Thursday, May 08, 2008
As you may know now if you're invited, we finished our Save The Date about a week ago. We're both really happy with it: as you can see from the above, I went back to the original look for the back side, and let the art on the front side speak for itself. The art is actually done by my mom. After weeks of scouring hundreds of images from the San Francisco library (kind of a crappy library for such a big city, if you ask me), wiki images, and bookstores, I finally appealed to my mom to create what I was looking for, and it's perfect. To suddenly be on the otherside of the equation - trying to art direct an illustrator about the vision in my head - was an enlightening experience. In any event, she did a great job, and these things look amazing. Thanks to my dad, too, for the printing. Sometimes it pays to have a graphic family, you know?
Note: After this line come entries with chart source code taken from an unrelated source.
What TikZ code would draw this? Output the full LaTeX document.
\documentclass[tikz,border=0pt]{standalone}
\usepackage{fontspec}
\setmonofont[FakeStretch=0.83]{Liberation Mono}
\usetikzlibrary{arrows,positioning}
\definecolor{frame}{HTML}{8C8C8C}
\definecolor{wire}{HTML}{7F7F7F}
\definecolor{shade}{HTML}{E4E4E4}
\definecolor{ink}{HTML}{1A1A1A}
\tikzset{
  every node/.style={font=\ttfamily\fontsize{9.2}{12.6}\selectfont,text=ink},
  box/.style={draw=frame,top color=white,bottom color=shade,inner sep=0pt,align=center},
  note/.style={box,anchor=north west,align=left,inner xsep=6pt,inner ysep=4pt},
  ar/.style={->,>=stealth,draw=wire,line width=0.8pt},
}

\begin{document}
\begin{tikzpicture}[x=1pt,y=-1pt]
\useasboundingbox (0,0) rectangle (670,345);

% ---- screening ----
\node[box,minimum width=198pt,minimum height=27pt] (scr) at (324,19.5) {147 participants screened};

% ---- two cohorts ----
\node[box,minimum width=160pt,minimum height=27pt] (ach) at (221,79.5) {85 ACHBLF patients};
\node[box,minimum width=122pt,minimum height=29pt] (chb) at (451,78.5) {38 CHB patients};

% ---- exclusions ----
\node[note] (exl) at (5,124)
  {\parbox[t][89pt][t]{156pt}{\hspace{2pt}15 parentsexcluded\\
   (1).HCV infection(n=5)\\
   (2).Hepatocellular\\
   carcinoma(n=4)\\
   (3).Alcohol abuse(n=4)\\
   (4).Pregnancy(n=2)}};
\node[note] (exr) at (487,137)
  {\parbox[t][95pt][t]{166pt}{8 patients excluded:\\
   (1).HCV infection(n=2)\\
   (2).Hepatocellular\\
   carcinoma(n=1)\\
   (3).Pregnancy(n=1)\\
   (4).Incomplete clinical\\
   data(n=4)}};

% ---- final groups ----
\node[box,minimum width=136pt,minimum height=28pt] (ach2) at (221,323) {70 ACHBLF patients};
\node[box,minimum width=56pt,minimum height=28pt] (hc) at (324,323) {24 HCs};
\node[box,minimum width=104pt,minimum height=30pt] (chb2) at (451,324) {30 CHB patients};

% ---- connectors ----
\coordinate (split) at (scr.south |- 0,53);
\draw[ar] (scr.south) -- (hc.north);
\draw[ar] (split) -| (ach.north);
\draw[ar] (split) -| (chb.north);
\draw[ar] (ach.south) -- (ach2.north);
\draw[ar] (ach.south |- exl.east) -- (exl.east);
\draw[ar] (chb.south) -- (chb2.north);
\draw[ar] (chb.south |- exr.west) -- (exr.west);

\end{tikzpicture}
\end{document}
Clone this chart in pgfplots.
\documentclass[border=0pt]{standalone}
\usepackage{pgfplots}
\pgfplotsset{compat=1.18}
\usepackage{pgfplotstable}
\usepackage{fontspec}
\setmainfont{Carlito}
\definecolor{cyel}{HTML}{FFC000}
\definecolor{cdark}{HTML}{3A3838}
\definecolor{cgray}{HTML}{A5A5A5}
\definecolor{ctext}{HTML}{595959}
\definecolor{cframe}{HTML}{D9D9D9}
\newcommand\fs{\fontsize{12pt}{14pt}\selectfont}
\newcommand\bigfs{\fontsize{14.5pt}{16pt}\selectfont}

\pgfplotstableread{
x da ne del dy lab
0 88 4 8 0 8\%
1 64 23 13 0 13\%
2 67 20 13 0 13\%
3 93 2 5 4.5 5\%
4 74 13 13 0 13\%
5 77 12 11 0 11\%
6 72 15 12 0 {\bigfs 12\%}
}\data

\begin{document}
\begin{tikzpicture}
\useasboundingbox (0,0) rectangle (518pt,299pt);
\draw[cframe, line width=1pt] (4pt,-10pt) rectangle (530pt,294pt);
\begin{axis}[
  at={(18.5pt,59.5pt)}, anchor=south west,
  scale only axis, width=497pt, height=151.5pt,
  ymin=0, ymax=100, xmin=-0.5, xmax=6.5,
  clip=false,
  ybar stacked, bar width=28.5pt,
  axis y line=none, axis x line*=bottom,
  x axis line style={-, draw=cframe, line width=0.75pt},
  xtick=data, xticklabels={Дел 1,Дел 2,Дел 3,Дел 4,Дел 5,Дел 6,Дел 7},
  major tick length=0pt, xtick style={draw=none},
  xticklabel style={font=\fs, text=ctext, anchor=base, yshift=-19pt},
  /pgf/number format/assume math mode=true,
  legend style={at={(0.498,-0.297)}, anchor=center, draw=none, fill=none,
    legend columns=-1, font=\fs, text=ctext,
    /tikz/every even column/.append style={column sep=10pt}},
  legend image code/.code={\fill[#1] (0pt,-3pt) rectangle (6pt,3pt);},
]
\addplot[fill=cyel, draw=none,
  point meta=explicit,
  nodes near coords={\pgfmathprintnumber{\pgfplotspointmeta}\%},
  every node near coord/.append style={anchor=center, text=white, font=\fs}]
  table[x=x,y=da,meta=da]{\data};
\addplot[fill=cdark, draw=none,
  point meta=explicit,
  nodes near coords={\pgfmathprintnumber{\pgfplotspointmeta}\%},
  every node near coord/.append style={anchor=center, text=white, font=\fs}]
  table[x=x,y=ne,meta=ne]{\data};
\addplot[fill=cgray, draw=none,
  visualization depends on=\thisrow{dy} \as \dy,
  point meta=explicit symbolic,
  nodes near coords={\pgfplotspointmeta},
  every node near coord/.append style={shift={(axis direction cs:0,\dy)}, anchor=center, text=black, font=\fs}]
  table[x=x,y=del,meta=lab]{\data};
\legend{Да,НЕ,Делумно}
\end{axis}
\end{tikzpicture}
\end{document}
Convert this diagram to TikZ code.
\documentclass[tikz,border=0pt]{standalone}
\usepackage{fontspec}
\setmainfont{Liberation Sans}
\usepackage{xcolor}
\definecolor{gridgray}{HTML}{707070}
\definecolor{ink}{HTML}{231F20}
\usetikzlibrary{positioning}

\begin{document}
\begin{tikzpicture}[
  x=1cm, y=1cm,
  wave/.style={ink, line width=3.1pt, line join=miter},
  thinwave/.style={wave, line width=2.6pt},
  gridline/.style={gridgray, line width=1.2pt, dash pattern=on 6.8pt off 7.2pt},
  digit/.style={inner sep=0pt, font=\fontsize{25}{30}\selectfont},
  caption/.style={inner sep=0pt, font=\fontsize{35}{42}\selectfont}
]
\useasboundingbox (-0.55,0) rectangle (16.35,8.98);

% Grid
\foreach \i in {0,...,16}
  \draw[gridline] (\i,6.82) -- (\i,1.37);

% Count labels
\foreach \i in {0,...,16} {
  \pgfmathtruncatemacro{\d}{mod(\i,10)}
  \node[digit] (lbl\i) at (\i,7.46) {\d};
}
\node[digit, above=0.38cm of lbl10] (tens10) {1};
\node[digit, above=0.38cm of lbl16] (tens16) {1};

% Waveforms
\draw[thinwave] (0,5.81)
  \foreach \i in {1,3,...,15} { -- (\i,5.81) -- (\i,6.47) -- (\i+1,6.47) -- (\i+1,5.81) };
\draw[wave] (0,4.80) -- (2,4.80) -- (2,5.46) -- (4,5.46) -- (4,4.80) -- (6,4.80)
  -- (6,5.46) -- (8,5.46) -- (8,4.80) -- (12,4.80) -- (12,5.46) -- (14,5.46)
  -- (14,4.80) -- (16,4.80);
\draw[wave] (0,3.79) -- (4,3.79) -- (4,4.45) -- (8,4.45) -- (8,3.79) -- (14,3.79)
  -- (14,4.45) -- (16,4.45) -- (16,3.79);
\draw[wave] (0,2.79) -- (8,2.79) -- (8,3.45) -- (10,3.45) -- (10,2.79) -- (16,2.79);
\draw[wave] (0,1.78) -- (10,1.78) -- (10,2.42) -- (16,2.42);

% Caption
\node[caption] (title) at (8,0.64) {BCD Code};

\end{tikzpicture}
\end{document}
Looking at the other posts about this, I think the thing I take away again is that I sometimes have a tendency to get too tricky: too many cues, influences, and signifiers of the feeling I'm trying to impart. As a long time illustrator but less experienced designer, I just need to trust my audience more, and not let my illustrative instincts get in the way. The reason the first version didn't work, and this version does, is because the single theme is uncluttered by competing, subtly different messages. It really is true what they say: keep it simple, stupid.
Tuesday, May 06, 2008
I'm not exactly sure what the best part of this trailer is: the scratchy, extremely well done 'archival' footage at the beginning, the flagpole-aided underwear applique, or the weird mole-flower creature. Long story short, exhibit #394,039,107 that Japan...is...weird.